## Problem to solve:
Look at the data below and print exactly the lines from its first line through the line with "7.25, 4.6, 1.9];"; the pictures stay out of the copy.
---------------
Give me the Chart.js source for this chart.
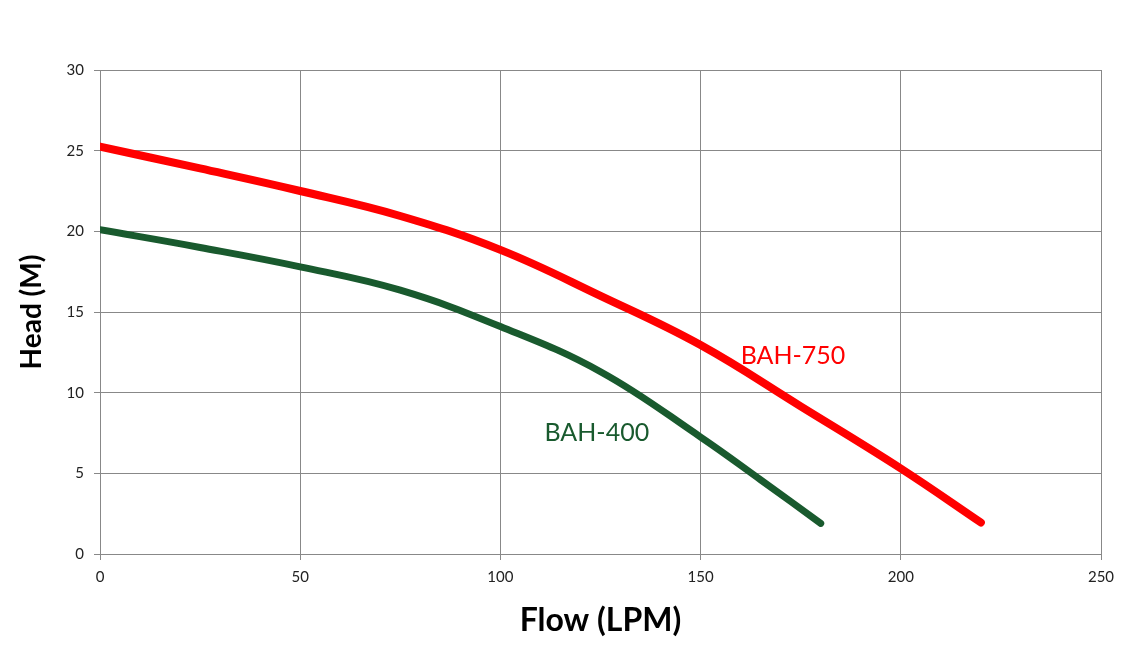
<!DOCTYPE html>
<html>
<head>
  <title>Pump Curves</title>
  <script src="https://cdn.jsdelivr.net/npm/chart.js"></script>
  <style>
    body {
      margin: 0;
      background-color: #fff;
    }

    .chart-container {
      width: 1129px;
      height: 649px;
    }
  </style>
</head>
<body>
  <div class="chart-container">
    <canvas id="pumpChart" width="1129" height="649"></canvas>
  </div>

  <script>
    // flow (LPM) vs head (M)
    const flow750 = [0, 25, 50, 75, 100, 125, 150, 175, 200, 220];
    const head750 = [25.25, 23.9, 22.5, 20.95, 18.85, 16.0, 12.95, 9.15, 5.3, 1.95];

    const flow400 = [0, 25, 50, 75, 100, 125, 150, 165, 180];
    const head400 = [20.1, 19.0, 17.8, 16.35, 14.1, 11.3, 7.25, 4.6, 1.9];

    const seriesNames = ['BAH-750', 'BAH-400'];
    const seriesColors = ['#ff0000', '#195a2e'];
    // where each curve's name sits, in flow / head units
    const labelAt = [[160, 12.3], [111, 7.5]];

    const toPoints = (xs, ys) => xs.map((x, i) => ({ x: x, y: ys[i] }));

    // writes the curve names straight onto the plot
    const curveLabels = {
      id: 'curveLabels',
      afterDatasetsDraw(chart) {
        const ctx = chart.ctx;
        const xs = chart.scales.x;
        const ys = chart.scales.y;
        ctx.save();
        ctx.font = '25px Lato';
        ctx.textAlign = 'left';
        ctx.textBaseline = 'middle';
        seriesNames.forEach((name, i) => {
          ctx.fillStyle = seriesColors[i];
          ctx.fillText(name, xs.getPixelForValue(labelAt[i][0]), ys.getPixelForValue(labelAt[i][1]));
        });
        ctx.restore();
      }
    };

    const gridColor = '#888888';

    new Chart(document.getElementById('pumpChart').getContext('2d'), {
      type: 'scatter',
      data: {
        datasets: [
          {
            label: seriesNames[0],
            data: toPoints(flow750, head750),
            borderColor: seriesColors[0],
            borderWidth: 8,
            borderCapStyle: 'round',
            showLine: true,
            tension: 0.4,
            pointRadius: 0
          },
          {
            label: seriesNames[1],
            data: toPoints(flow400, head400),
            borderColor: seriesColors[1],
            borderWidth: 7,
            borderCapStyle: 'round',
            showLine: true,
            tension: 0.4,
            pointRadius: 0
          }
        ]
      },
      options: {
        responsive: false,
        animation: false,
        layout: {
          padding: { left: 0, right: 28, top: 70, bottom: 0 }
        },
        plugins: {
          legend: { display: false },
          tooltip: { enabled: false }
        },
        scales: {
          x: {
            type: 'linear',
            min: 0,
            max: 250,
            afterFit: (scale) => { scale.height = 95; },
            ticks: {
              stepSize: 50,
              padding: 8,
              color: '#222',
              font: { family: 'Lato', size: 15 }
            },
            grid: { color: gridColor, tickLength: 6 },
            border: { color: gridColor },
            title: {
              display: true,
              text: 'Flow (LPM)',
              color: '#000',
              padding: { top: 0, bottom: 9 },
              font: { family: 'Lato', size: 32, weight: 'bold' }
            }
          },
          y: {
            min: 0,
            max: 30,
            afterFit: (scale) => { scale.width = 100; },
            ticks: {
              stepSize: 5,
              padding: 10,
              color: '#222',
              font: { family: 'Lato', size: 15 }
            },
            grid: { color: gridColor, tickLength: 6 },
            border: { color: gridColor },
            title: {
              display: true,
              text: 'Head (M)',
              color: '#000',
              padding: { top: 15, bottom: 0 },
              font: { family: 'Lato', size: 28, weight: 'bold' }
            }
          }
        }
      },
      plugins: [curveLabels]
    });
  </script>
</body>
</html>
---------------
## The answer:
Give me the Chart.js source for this chart.
<!DOCTYPE html>
<html>
<head>
  <title>Pump Curves</title>
  <script src="https://cdn.jsdelivr.net/npm/chart.js"></script>
  <style>
    body {
      margin: 0;
      background-color: #fff;
    }

    .chart-container {
      width: 1129px;
      height: 649px;
    }
  </style>
</head>
<body>
  <div class="chart-container">
    <canvas id="pumpChart" width="1129" height="649"></canvas>
  </div>

  <script>
    // flow (LPM) vs head (M)
    const flow750 = [0, 25, 50, 75, 100, 125, 150, 175, 200, 220];
    const head750 = [25.25, 23.9, 22.5, 20.95, 18.85, 16.0, 12.95, 9.15, 5.3, 1.95];

    const flow400 = [0, 25, 50, 75, 100, 125, 150, 165, 180];
    const head400 = [20.1, 19.0, 17.8, 16.35, 14.1, 11.3, 7.25, 4.6, 1.9];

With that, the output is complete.